# Exercise prompt
Scan the records for the word "this". Copy each line that includes it.

# Data supplied

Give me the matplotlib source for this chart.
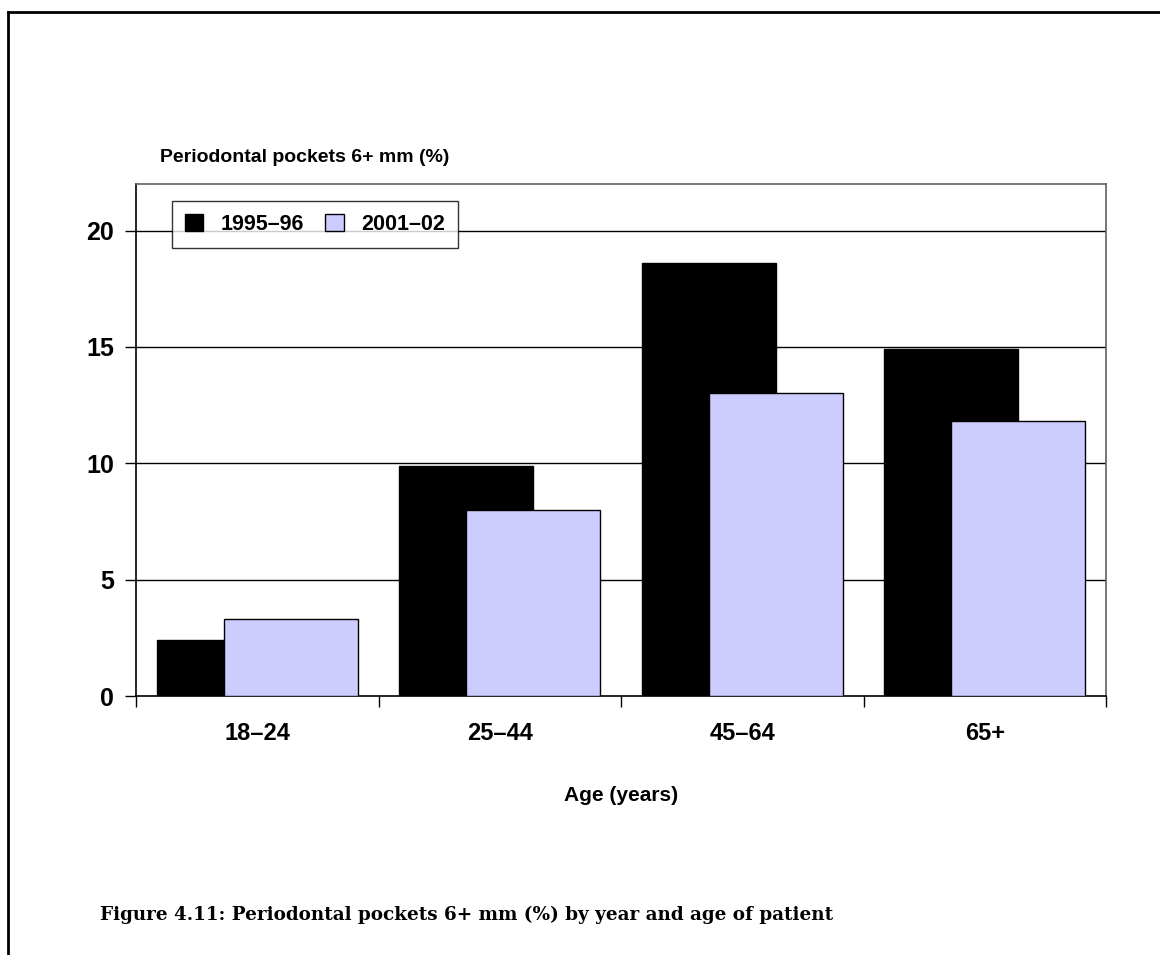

...

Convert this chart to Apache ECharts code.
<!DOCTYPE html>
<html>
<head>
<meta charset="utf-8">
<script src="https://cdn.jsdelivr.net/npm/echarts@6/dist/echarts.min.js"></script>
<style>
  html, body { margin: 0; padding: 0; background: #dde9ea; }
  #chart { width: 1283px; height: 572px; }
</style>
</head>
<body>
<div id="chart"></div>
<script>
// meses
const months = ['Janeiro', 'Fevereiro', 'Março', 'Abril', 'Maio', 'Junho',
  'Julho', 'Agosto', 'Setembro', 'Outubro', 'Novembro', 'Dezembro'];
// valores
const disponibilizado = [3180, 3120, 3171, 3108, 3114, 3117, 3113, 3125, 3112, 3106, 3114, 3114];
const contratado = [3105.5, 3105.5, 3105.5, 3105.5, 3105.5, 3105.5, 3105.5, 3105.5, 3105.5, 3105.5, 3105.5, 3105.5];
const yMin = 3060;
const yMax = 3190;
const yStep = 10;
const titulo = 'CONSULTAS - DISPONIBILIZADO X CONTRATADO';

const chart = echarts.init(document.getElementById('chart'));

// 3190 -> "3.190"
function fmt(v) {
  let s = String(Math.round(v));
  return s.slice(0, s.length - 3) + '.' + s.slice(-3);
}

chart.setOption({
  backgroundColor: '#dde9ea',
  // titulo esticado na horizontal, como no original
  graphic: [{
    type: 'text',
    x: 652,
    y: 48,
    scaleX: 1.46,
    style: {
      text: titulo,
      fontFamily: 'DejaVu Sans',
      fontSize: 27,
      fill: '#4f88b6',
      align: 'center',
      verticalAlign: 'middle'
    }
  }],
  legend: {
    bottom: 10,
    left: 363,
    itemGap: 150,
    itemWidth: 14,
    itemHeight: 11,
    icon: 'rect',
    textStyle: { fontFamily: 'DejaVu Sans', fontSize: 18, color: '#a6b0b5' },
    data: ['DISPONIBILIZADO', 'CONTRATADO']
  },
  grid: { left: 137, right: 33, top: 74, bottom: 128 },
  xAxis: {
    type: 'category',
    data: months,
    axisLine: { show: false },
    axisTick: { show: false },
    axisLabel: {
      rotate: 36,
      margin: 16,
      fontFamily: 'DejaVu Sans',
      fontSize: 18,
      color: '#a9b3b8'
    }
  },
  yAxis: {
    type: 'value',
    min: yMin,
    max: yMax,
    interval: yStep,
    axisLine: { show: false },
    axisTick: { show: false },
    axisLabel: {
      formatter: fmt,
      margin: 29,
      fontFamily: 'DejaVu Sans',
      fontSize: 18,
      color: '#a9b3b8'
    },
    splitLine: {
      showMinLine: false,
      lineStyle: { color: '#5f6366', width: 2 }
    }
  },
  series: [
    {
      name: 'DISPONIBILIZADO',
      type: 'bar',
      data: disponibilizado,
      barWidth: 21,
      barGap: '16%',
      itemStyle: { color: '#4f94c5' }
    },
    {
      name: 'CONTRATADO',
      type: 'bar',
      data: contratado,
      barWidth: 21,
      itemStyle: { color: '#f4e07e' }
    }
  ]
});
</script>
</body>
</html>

--

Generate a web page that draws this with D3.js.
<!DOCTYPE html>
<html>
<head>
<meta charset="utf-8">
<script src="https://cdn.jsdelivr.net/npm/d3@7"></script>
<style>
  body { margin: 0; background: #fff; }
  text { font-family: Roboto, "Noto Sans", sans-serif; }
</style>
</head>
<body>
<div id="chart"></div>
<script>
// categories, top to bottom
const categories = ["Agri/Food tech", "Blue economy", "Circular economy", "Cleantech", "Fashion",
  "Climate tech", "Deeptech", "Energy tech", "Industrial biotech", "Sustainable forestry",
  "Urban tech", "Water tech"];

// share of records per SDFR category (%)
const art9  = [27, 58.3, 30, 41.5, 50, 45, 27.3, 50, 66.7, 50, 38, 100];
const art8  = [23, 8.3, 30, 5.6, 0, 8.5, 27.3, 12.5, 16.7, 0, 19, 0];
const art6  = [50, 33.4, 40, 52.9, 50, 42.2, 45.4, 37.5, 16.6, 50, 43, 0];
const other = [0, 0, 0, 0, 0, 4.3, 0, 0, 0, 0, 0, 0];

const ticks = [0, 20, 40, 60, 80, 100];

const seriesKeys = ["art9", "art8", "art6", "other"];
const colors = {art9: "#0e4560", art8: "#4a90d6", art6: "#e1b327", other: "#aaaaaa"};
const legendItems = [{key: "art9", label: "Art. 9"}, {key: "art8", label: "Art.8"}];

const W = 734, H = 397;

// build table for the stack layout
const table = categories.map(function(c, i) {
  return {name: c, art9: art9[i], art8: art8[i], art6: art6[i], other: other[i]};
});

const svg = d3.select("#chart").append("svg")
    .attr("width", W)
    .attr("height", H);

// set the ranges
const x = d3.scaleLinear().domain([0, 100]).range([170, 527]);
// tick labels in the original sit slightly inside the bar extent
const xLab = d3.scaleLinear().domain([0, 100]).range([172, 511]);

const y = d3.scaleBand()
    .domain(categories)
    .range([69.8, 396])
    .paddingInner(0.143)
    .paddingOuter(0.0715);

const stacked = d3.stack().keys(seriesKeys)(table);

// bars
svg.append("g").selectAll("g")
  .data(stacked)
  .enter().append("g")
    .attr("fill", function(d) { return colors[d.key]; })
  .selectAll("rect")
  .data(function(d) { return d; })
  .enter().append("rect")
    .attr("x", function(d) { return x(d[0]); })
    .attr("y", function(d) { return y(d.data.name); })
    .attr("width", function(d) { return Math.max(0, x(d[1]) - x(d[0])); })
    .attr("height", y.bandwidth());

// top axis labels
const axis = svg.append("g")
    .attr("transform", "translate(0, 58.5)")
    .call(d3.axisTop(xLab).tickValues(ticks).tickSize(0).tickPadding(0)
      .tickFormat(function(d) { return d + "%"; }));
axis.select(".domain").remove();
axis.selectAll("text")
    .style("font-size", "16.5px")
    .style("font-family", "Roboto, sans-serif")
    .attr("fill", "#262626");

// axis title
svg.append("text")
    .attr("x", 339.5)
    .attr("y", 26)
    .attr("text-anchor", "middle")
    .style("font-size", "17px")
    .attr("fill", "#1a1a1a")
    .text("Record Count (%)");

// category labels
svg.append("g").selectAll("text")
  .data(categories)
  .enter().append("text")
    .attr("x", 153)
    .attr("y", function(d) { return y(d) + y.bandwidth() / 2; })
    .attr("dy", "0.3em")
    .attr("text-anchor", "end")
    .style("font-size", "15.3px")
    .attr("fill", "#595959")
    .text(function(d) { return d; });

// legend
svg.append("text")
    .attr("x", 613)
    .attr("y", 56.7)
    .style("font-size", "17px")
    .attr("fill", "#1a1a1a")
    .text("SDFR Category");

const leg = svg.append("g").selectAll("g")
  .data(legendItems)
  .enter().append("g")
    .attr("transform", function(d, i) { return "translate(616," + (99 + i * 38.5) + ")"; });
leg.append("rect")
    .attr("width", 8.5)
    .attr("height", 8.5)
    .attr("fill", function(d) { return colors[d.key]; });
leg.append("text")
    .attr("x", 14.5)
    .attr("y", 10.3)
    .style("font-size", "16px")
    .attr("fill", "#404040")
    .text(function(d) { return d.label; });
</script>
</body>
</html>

# Output of the task
Give me the matplotlib source for this chart.
Convert this chart to Apache ECharts code.
Generate a web page that draws this with D3.js.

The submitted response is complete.